→ Short exercise
Go through the listing and set it down exactly, leaving out its pictures.

→ Dataset excerpt

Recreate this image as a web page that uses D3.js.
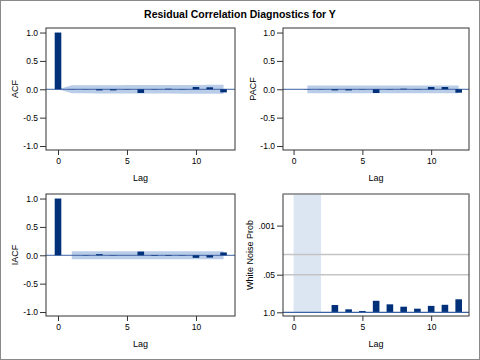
<!DOCTYPE html>
<html><head><meta charset="utf-8">
<script src="https://cdn.jsdelivr.net/npm/d3@7"></script>
<style>body{margin:0;background:#fff}svg{display:block}text{font-family:"Liberation Sans",Arial,Helvetica,sans-serif}</style>
</head><body>
<svg id="c" width="480" height="360"></svg>
<script>
// ---- data ----
const title = "Residual Correlation Diagnostics for Y";
const lagsAll = [0,1,2,3,4,5,6,7,8,9,10,11,12];
const lagsFrom1 = [1,2,3,4,5,6,7,8,9,10,11,12];
const acfValues  = [1.0, 0.003, -0.003, -0.02, -0.02, -0.005, -0.065, -0.005, 0.01, -0.005, 0.04, 0.035, -0.055];
const acfBand    = [0, 0.072, 0.072, 0.073, 0.073, 0.074, 0.074, 0.076, 0.076, 0.077, 0.077, 0.078, 0.078];
const pacfValues = [0.003, -0.003, -0.02, -0.02, -0.005, -0.065, -0.005, 0.01, -0.005, 0.04, 0.04, -0.06];
const pacfBand   = [0.068, 0.068, 0.068, 0.068, 0.068, 0.068, 0.068, 0.068, 0.068, 0.068, 0.068, 0.068];
const iacfValues = [1.0, 0.0, -0.005, 0.02, 0.005, 0.0, 0.065, -0.01, -0.01, 0.005, -0.045, -0.04, 0.05];
const iacfBand   = [0.07, 0.07, 0.07, 0.07, 0.07, 0.07, 0.07, 0.07, 0.07, 0.07, 0.07, 0.07];
const wnLags     = [3,4,5,6,7,8,9,10,11,12];
const wnProb     = [0.56, 0.79, 0.90, 0.40, 0.53, 0.64, 0.75, 0.60, 0.55, 0.355];
const wnMissing  = [0, 2];           // lag range without a test
const wnRefP     = [0.05, 0.01];
const corrTicks  = [-1, -0.5, 0, 0.5, 1];
const lagTicks   = [0, 5, 10];
const wnTickP    = [1.0, 0.05, 0.001];
const wnTickLabels = [".001", ".05", "1.0"].reverse();

// ---- layout ----
const svg = d3.select("#c");
const rows = [[28,150],[194,316]];
const cols = [{r:[46,235], d:[-0.87,12.83]}, {r:[283,469], d:[-0.77,12.75]}];
const barColor = "#01307a", bandColor = "#bacde8", refBlue = "#3c62a4";
const barW = 6.6;

svg.append("rect").attr("x",0.5).attr("y",0.5).attr("width",479).attr("height",359)
  .attr("fill","none").attr("stroke","#8a8a8a");

svg.append("text").attr("x",240).attr("y",18.3).attr("text-anchor","middle")
  .attr("font-size","10.5px").attr("font-weight","bold").text(title);

function panel(ci, ri, yTitle, yTitleX, yScale, yTicks, yFmt) {
  const c = cols[ci], rw = rows[ri];
  const x = d3.scaleLinear().domain(c.d).range(c.r);
  const g = svg.append("g");
  const axY = d3.axisLeft(yScale).tickValues(yTicks).tickSize(6).tickPadding(2).tickFormat(yFmt);
  const ay = g.append("g").attr("transform",`translate(${c.r[0]},0)`).call(axY);
  const axX = d3.axisBottom(x).tickValues(lagTicks).tickSize(5).tickPadding(3).tickFormat(d3.format("d"));
  const ax = g.append("g").attr("transform",`translate(0,${rw[1]})`).call(axX);
  [ay, ax].forEach(a => {
    a.select(".domain").remove();
    a.selectAll("line").attr("stroke","#333");
    a.selectAll("text").attr("font-size","8.5px").attr("fill","#000")
      .style("font-family",'"Liberation Sans",Arial,sans-serif');
  });
  g.append("text").attr("x",(c.r[0]+c.r[1])/2).attr("y",rw[1]+31).attr("text-anchor","middle")
    .attr("font-size","9px").text("Lag");
  g.append("text").attr("transform",`translate(${yTitleX},${(rw[0]+rw[1])/2}) rotate(-90)`)
    .attr("text-anchor","middle").attr("font-size","9px").text(yTitle);
  const plot = g.append("g");
  return {x, g, plot, c, rw};
}

function drawCorr(ci, ri, name, tx, lags, vals, bandLags, band) {
  const y = d3.scaleLinear().domain([-1.07,1.08]).range([rows[ri][1], rows[ri][0]]);
  const p = panel(ci, ri, name, tx, y, corrTicks, d => d.toFixed(1));
  const area = d3.area().x((d,i)=>p.x(bandLags[i])).y0(d=>y(-d)).y1(d=>y(d));
  p.plot.append("path").datum(band).attr("d",area).attr("fill",bandColor);
  p.plot.append("line").attr("x1",p.c.r[0]).attr("x2",p.c.r[1]).attr("y1",y(0)).attr("y2",y(0))
    .attr("stroke",refBlue).attr("stroke-width",1);
  p.plot.selectAll("rect.bar").data(vals).join("rect").attr("class","bar")
    .attr("x",(d,i)=>p.x(lags[i])-barW/2).attr("width",barW)
    .attr("y",d=>Math.min(y(0),y(d))).attr("height",d=>Math.abs(y(0)-y(d)))
    .attr("fill",barColor);
  p.g.append("rect").attr("x",p.c.r[0]).attr("y",p.rw[0]).attr("width",p.c.r[1]-p.c.r[0])
    .attr("height",p.rw[1]-p.rw[0]).attr("fill","none").attr("stroke","#333");
}

drawCorr(0, 0, "ACF", 18, lagsAll, acfValues, lagsAll, acfBand);
drawCorr(1, 0, "PACF", 256, lagsFrom1, pacfValues, lagsFrom1, pacfBand);
drawCorr(0, 1, "IACF", 18, lagsAll, iacfValues, lagsFrom1, iacfBand);

// White noise panel: -log10(p) scale
(function(){
  const ri = 1, ci = 1;
  const y = d3.scaleLinear().domain([-0.128, 4.093]).range([rows[ri][1], rows[ri][0]]);
  const tv = wnTickP.map(p => -Math.log10(p));
  const p = panel(ci, ri, "White Noise Prob", 253, y, tv, (d,i) => wnTickLabels[i]);
  p.plot.append("rect").attr("x",p.x(wnMissing[0])).attr("width",p.x(wnMissing[1])-p.x(wnMissing[0]))
    .attr("y",p.rw[0]).attr("height",y(0)-p.rw[0]).attr("fill","#dce6f2");
  p.plot.selectAll("line.ref").data(wnRefP).join("line").attr("class","ref")
    .attr("x1",p.c.r[0]).attr("x2",p.c.r[1])
    .attr("y1",d=>y(-Math.log10(d))).attr("y2",d=>y(-Math.log10(d)))
    .attr("stroke","#c4c4c4").attr("stroke-width",1.5);
  p.plot.selectAll("rect.bar").data(wnProb).join("rect").attr("class","bar")
    .attr("x",(d,i)=>p.x(wnLags[i])-barW/2).attr("width",barW)
    .attr("y",d=>y(-Math.log10(d))).attr("height",d=>y(0)-y(-Math.log10(d)))
    .attr("fill",barColor);
  p.plot.append("line").attr("x1",p.c.r[0]).attr("x2",p.c.r[1]).attr("y1",y(0)).attr("y2",y(0))
    .attr("stroke",refBlue).attr("stroke-width",1.2);
  p.g.append("rect").attr("x",p.c.r[0]).attr("y",p.rw[0]).attr("width",p.c.r[1]-p.c.r[0])
    .attr("height",p.rw[1]-p.rw[0]).attr("fill","none").attr("stroke","#333");
  p.g.append("line").attr("x1",p.c.r[0]).attr("x2",p.c.r[1]).attr("y1",p.rw[0]).attr("y2",p.rw[0])
    .attr("stroke","#a0a0a0").attr("stroke-width",1.5);
})();
</script>
</body></html>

→ Output of the exercise
Recreate this image as a web page that uses D3.js.
<!DOCTYPE html>
<html><head><meta charset="utf-8">
<script src="https://cdn.jsdelivr.net/npm/d3@7"></script>
<style>body{margin:0;background:#fff}svg{display:block}text{font-family:"Liberation Sans",Arial,Helvetica,sans-serif}</style>
</head><body>
<svg id="c" width="480" height="360"></svg>
<script>
// ---- data ----
const title = "Residual Correlation Diagnostics for Y";
const lagsAll = [0,1,2,3,4,5,6,7,8,9,10,11,12];
const lagsFrom1 = [1,2,3,4,5,6,7,8,9,10,11,12];
const acfValues  = [1.0, 0.003, -0.003, -0.02, -0.02, -0.005, -0.065, -0.005, 0.01, -0.005, 0.04, 0.035, -0.055];
const acfBand    = [0, 0.072, 0.072, 0.073, 0.073, 0.074, 0.074, 0.076, 0.076, 0.077, 0.077, 0.078, 0.078];
const pacfValues = [0.003, -0.003, -0.02, -0.02, -0.005, -0.065, -0.005, 0.01, -0.005, 0.04, 0.04, -0.06];
const pacfBand   = [0.068, 0.068, 0.068, 0.068, 0.068, 0.068, 0.068, 0.068, 0.068, 0.068, 0.068, 0.068];
const iacfValues = [1.0, 0.0, -0.005, 0.02, 0.005, 0.0, 0.065, -0.01, -0.01, 0.005, -0.045, -0.04, 0.05];
const iacfBand   = [0.07, 0.07, 0.07, 0.07, 0.07, 0.07, 0.07, 0.07, 0.07, 0.07, 0.07, 0.07];
const wnLags     = [3,4,5,6,7,8,9,10,11,12];
const wnProb     = [0.56, 0.79, 0.90, 0.40, 0.53, 0.64, 0.75, 0.60, 0.55, 0.355];
const wnMissing  = [0, 2];           // lag range without a test
const wnRefP     = [0.05, 0.01];
const corrTicks  = [-1, -0.5, 0, 0.5, 1];
const lagTicks   = [0, 5, 10];
const wnTickP    = [1.0, 0.05, 0.001];
const wnTickLabels = [".001", ".05", "1.0"].reverse();

// ---- layout ----
const svg = d3.select("#c");
const rows = [[28,150],[194,316]];
const cols = [{r:[46,235], d:[-0.87,12.83]}, {r:[283,469], d:[-0.77,12.75]}];
const barColor = "#01307a", bandColor = "#bacde8", refBlue = "#3c62a4";
const barW = 6.6;

svg.append("rect").attr("x",0.5).attr("y",0.5).attr("width",479).attr("height",359)
  .attr("fill","none").attr("stroke","#8a8a8a");

svg.append("text").attr("x",240).attr("y",18.3).attr("text-anchor","middle")
  .attr("font-size","10.5px").attr("font-weight","bold").text(title);

function panel(ci, ri, yTitle, yTitleX, yScale, yTicks, yFmt) {
  const c = cols[ci], rw = rows[ri];
  const x = d3.scaleLinear().domain(c.d).range(c.r);
  const g = svg.append("g");
  const axY = d3.axisLeft(yScale).tickValues(yTicks).tickSize(6).tickPadding(2).tickFormat(yFmt);
  const ay = g.append("g").attr("transform",`translate(${c.r[0]},0)`).call(axY);
  const axX = d3.axisBottom(x).tickValues(lagTicks).tickSize(5).tickPadding(3).tickFormat(d3.format("d"));
  const ax = g.append("g").attr("transform",`translate(0,${rw[1]})`).call(axX);
  [ay, ax].forEach(a => {
    a.select(".domain").remove();
    a.selectAll("line").attr("stroke","#333");
    a.selectAll("text").attr("font-size","8.5px").attr("fill","#000")
      .style("font-family",'"Liberation Sans",Arial,sans-serif');
  });
  g.append("text").attr("x",(c.r[0]+c.r[1])/2).attr("y",rw[1]+31).attr("text-anchor","middle")
    .attr("font-size","9px").text("Lag");
  g.append("text").attr("transform",`translate(${yTitleX},${(rw[0]+rw[1])/2}) rotate(-90)`)
    .attr("text-anchor","middle").attr("font-size","9px").text(yTitle);
  const plot = g.append("g");
  return {x, g, plot, c, rw};
}

function drawCorr(ci, ri, name, tx, lags, vals, bandLags, band) {
  const y = d3.scaleLinear().domain([-1.07,1.08]).range([rows[ri][1], rows[ri][0]]);
  const p = panel(ci, ri, name, tx, y, corrTicks, d => d.toFixed(1));
  const area = d3.area().x((d,i)=>p.x(bandLags[i])).y0(d=>y(-d)).y1(d=>y(d));
  p.plot.append("path").datum(band).attr("d",area).attr("fill",bandColor);
  p.plot.append("line").attr("x1",p.c.r[0]).attr("x2",p.c.r[1]).attr("y1",y(0)).attr("y2",y(0))
    .attr("stroke",refBlue).attr("stroke-width",1);
  p.plot.selectAll("rect.bar").data(vals).join("rect").attr("class","bar")
    .attr("x",(d,i)=>p.x(lags[i])-barW/2).attr("width",barW)
    .attr("y",d=>Math.min(y(0),y(d))).attr("height",d=>Math.abs(y(0)-y(d)))
    .attr("fill",barColor);
  p.g.append("rect").attr("x",p.c.r[0]).attr("y",p.rw[0]).attr("width",p.c.r[1]-p.c.r[0])
    .attr("height",p.rw[1]-p.rw[0]).attr("fill","none").attr("stroke","#333");
}

drawCorr(0, 0, "ACF", 18, lagsAll, acfValues, lagsAll, acfBand);
drawCorr(1, 0, "PACF", 256, lagsFrom1, pacfValues, lagsFrom1, pacfBand);
drawCorr(0, 1, "IACF", 18, lagsAll, iacfValues, lagsFrom1, iacfBand);

// White noise panel: -log10(p) scale
(function(){
  const ri = 1, ci = 1;
  const y = d3.scaleLinear().domain([-0.128, 4.093]).range([rows[ri][1], rows[ri][0]]);
  const tv = wnTickP.map(p => -Math.log10(p));
  const p = panel(ci, ri, "White Noise Prob", 253, y, tv, (d,i) => wnTickLabels[i]);
  p.plot.append("rect").attr("x",p.x(wnMissing[0])).attr("width",p.x(wnMissing[1])-p.x(wnMissing[0]))
    .attr("y",p.rw[0]).attr("height",y(0)-p.rw[0]).attr("fill","#dce6f2");
  p.plot.selectAll("line.ref").data(wnRefP).join("line").attr("class","ref")
    .attr("x1",p.c.r[0]).attr("x2",p.c.r[1])
    .attr("y1",d=>y(-Math.log10(d))).attr("y2",d=>y(-Math.log10(d)))
    .attr("stroke","#c4c4c4").attr("stroke-width",1.5);
  p.plot.selectAll("rect.bar").data(wnProb).join("rect").attr("class","bar")
    .attr("x",(d,i)=>p.x(wnLags[i])-barW/2).attr("width",barW)
    .attr("y",d=>y(-Math.log10(d))).attr("height",d=>y(0)-y(-Math.log10(d)))
    .attr("fill",barColor);
  p.plot.append("line").attr("x1",p.c.r[0]).attr("x2",p.c.r[1]).attr("y1",y(0)).attr("y2",y(0))
    .attr("stroke",refBlue).attr("stroke-width",1.2);
  p.g.append("rect").attr("x",p.c.r[0]).attr("y",p.rw[0]).attr("width",p.c.r[1]-p.c.r[0])
    .attr("height",p.rw[1]-p.rw[0]).attr("fill","none").attr("stroke","#333");
  p.g.append("line").attr("x1",p.c.r[0]).attr("x2",p.c.r[1]).attr("y1",p.rw[0]).attr("y2",p.rw[0])
    .attr("stroke","#a0a0a0").attr("stroke-width",1.5);
})();
</script>
</body></html>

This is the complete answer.